The woman running the sale, the very one now selling this needlepoint for five bucks, told me that her deceased mother had made it for her as a gift. I wanted to grab her by the shoulders and shout, "For the love of God, woman, why are you selling this fine piece of art lovingly made by your own mother?" But I didn't. I bought it without even trying to haggle. It came with a few tufts of love, or their ghosts at least, still lingering.
As I was paying, the woman said," I can tell that you're a good person, and you will give it a good home." She could already see me appreciating the piece, now tucked in the crook of my arm. "Got that right, Sister!" I said. Only not out loud.

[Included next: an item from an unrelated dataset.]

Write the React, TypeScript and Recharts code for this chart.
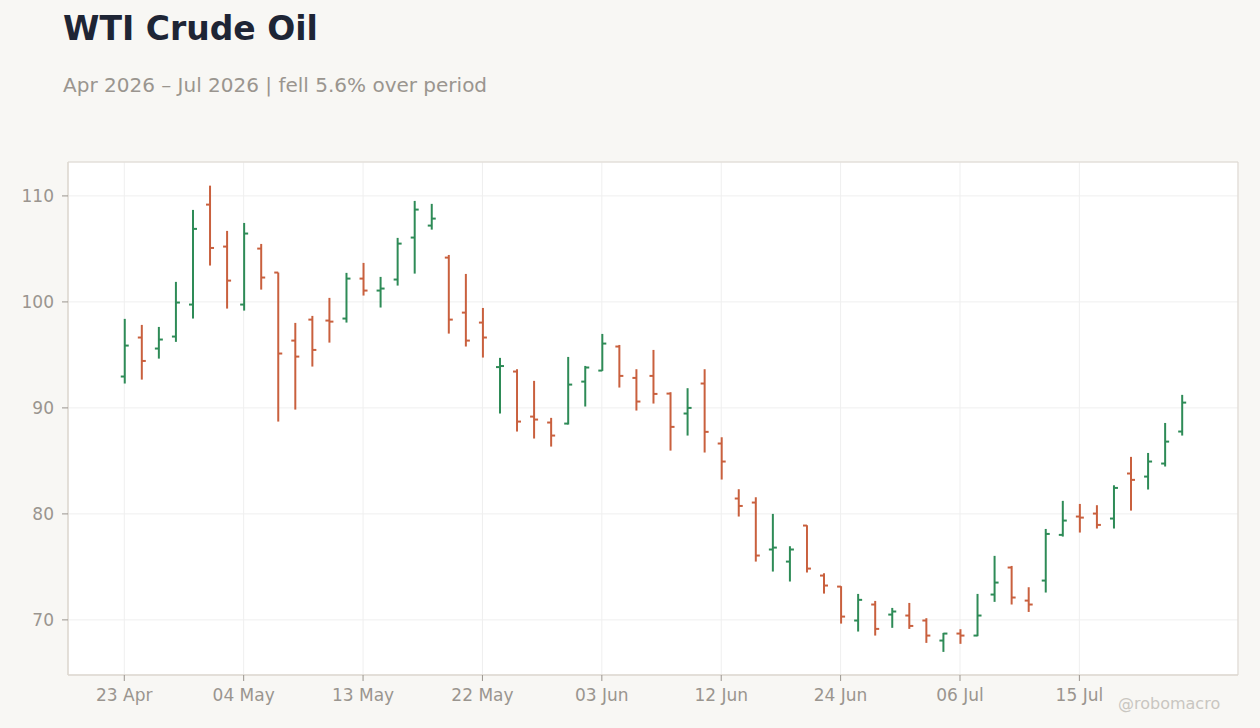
import React from 'react';
import { ComposedChart, Bar, XAxis, YAxis, CartesianGrid, ReferenceArea } from 'recharts';

const dates = [
  '23 Apr', '24 Apr', '27 Apr', '28 Apr', '29 Apr', '30 Apr', '01 May',
  '04 May', '05 May', '06 May', '07 May', '08 May', '11 May', '12 May',
  '13 May', '14 May', '15 May', '18 May', '19 May', '20 May', '21 May',
  '22 May', '26 May', '27 May', '28 May', '29 May', '01 Jun', '02 Jun',
  '03 Jun', '04 Jun', '05 Jun', '08 Jun', '09 Jun', '10 Jun', '11 Jun',
  '12 Jun', '15 Jun', '16 Jun', '17 Jun', '18 Jun', '22 Jun', '23 Jun',
  '24 Jun', '25 Jun', '26 Jun', '29 Jun', '30 Jun', '01 Jul', '02 Jul',
  '06 Jul', '07 Jul', '08 Jul', '09 Jul', '10 Jul', '13 Jul', '14 Jul',
  '15 Jul', '16 Jul', '17 Jul', '20 Jul', '21 Jul', '22 Jul', '23 Jul',
];

const opens = [
  92.96, 96.64, 95.6, 96.73, 99.75, 109.18, 105.22,
  99.75, 105.03, 102.77, 96.35, 98.33, 98.24, 98.43,
  102.2, 101.07, 102.11, 106.07, 107.2, 104.18, 98.99,
  98.05, 93.85, 93.43, 89.18, 88.62, 88.52, 92.48,
  93.52, 95.79, 92.83, 93.02, 91.35, 89.47, 92.3,
  86.64, 81.45, 81.07, 76.64, 75.5, 78.9, 74.18,
  73.14, 69.94, 71.45, 70.5, 70.41, 69.94, 68.05,
  68.71, 68.52, 72.39, 74.94, 71.82, 73.71, 78.02,
  79.75, 80.03, 79.56, 83.81, 83.52, 84.75, 87.77,
];

const highs = [
  98.4, 97.83, 97.64, 101.89, 108.68, 110.97, 106.7,
  107.45, 105.47, 102.77, 98.02, 98.68, 100.38, 102.74,
  103.68, 102.36, 106.04, 109.53, 109.25, 104.43, 102.64,
  99.43, 94.72, 93.65, 92.55, 89.06, 94.81, 93.96,
  96.98, 95.94, 93.65, 95.47, 91.48, 91.86, 93.65,
  87.23, 82.33, 81.57, 80.0, 76.95, 78.93, 74.4,
  73.18, 72.45, 71.79, 71.13, 71.6, 70.16, 68.77,
  69.12, 72.45, 76.04, 75.09, 73.08, 78.58, 81.23,
  80.94, 80.82, 82.7, 85.38, 85.75, 88.58, 91.23,
];

const lows = [
  92.3, 92.67, 94.65, 96.23, 98.43, 103.43, 99.37,
  99.18, 101.16, 88.71, 89.84, 93.9, 96.16, 98.05,
  100.6, 99.47, 101.54, 102.67, 106.82, 97.01, 95.79,
  94.75, 89.47, 87.77, 87.11, 86.35, 88.43, 90.13,
  93.49, 91.92, 89.75, 90.41, 85.97, 87.39, 85.79,
  83.24, 79.75, 75.5, 74.56, 73.62, 74.47, 72.48,
  69.65, 68.9, 68.52, 69.25, 69.15, 67.83, 66.98,
  67.74, 68.46, 71.7, 71.45, 70.75, 72.58, 77.86,
  78.24, 78.62, 78.62, 80.31, 82.3, 84.47, 87.39,
];

const closes = [
  95.88, 94.43, 96.45, 99.94, 106.89, 105.09, 102.01,
  106.45, 102.3, 95.13, 94.84, 95.47, 98.14, 102.2,
  101.07, 101.26, 105.5, 108.71, 107.86, 98.33, 96.35,
  96.64, 93.95, 88.71, 88.9, 87.39, 92.2, 93.81,
  96.07, 93.02, 90.6, 91.32, 88.21, 90.0, 87.74,
  84.94, 80.75, 76.07, 76.82, 76.64, 74.84, 73.24,
  70.31, 71.89, 69.15, 70.79, 69.43, 68.52, 68.71,
  68.52, 70.41, 73.52, 72.11, 71.45, 78.11, 79.37,
  79.65, 78.96, 82.45, 83.21, 84.94, 86.82, 90.5,
];

const yTicks = [70, 80, 90, 100, 110];
const xTicks = [0, 7, 14, 21, 28, 35, 42, 49, 56];
const yDomain: [number, number] = [64.8, 113.2];
const xDomain: [number, number] = [-3.3, 65.3];

const UP = '#2e8b57';
const DOWN = '#c9603e';
const TICK = '#9a958f';
const BORDER = '#ddd7cf';
const GRID = '#efefef';

const data = dates.map((d, i) => ({
  i,
  date: d,
  open: opens[i],
  high: highs[i],
  low: lows[i],
  close: closes[i],
  range: [lows[i], highs[i]],
}));

function OhlcShape(props: any) {
  const { x, y, width, height, payload } = props;
  if (!payload || x == null || y == null) return null;
  const { open, high, low, close } = payload;
  const cx = x + width / 2;
  const span = high - low;
  const toY = (v: number) => (span === 0 ? y : y + ((high - v) / span) * height);
  const color = close >= open ? UP : DOWN;
  const yo = toY(open);
  const yc = toY(close);
  return (
    <g>
      <line x1={cx} y1={y} x2={cx} y2={y + height} stroke={color} strokeWidth={2} />
      <line x1={cx - 4} y1={yo} x2={cx} y2={yo} stroke={color} strokeWidth={2} />
      <line x1={cx} y1={yc} x2={cx + 4} y2={yc} stroke={color} strokeWidth={2} />
    </g>
  );
}

export default function App() {
  return (
    <div
      style={{
        position: 'absolute',
        left: 0,
        top: 0,
        width: 1260,
        height: 728,
        background: '#f8f7f4',
        fontFamily: '"DejaVu Sans", sans-serif',
        overflow: 'hidden',
      }}
    >
      <div
        style={{
          position: 'absolute',
          left: 63,
          top: 12,
          fontSize: 33,
          lineHeight: '33px',
          fontWeight: 'bold',
          color: '#1e2535',
          whiteSpace: 'nowrap',
        }}
      >
        WTI Crude Oil
      </div>
      <div
        style={{
          position: 'absolute',
          left: 63,
          top: 75,
          fontSize: 20,
          lineHeight: '20px',
          color: '#9a958f',
          whiteSpace: 'nowrap',
        }}
      >
        Apr 2026 – Jul 2026 | fell 5.6% over period
      </div>
      <div style={{ position: 'absolute', left: 0, top: 0 }}>
        <ComposedChart
          width={1260}
          height={728}
          data={data}
          margin={{ top: 162, right: 22, bottom: 13, left: 8 }}
        >
          <CartesianGrid stroke={GRID} fill="#ffffff" fillOpacity={1} />
          <XAxis
            type="number"
            dataKey="i"
            domain={xDomain}
            ticks={xTicks}
            allowDataOverflow
            height={40}
            tickFormatter={(v: number) => dates[v] ?? ''}
            tick={{ fill: TICK, fontSize: 17 }}
            tickLine={{ stroke: TICK }}
            axisLine={{ stroke: BORDER }}
            tickSize={6}
            tickMargin={8}
          />
          <YAxis
            type="number"
            domain={yDomain}
            ticks={yTicks}
            allowDataOverflow
            width={60}
            tick={{ fill: TICK, fontSize: 17 }}
            tickLine={{ stroke: TICK }}
            axisLine={{ stroke: BORDER }}
            tickSize={6}
            tickMargin={8}
          />
          <ReferenceArea
            x1={xDomain[0]}
            x2={xDomain[1]}
            y1={yDomain[0]}
            y2={yDomain[1]}
            fill="none"
            stroke={BORDER}
            strokeOpacity={1}
            ifOverflow="visible"
          />
          <Bar dataKey="range" barSize={8} shape={OhlcShape} isAnimationActive={false} />
        </ComposedChart>
      </div>
      <div
        style={{
          position: 'absolute',
          left: 1118,
          top: 696,
          fontSize: 16,
          lineHeight: '16px',
          color: '#c9c6c1',
          whiteSpace: 'nowrap',
        }}
      >
        @robomacro
      </div>
    </div>
  );
}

As I examined the picture, once home, my mind wandered back to the fall of my tenth-grade year. It's strange how a few seemingly insignificant events get replayed again and again, as if they hold a secret. I've been toting a certain green sweater around for years, but it hasn't told me everything yet.
In high school I had a friend, Lisa, who rode my bus. Her mom was a combination of Betty Crocker and Betsy Ross. Her mom was perfect. One fall morning, Lisa bounded up the steps and plopped down beside me. I glanced over surveying her sea-glass-green sweater. It was the exact shade of her eyes, with three matching glass buttons across the shoulder. "Nice sweater," I said.
"Thanks. Mom just finished it last night."
I scooted down, propping my knees on the seat ahead, and sighed, thinking oh my gosh- this girl has no idea. She thinks this is how life is: you have a mom who knits you sweater after sweater and then sits and talks with you after school while you eat the snack she's made.
Lisa thought the sweater was just a sweater, but I knew it was evidence. Evidence that Lisa had occupied her mom's mind during each moment it was being knit. Those thoughts were the sweater's true value. On one hand I longed for such a treasure. But on the other I kind of felt sorry for Lisa, thinking, this poor girl has a lot to learn about how life really is. In the end, of course, it turned out that I was the one with a lot to learn. Isn't that always the way?
Which just serves to prove one of my top five mantras: Live and Learn. To do that we've got to struggle sometimes and to make mistakes. We must attempt too-difficult feats. With any luck, the tasks that defeat us will be larger and larger, leading to our growth.
Just promise me one thing. If someone makes you something by hand, something fine and lovely, please do not sell it in a yard sale for five bucks. When you die they can sell it, but until then keep it. Cherish the item and the one who made it.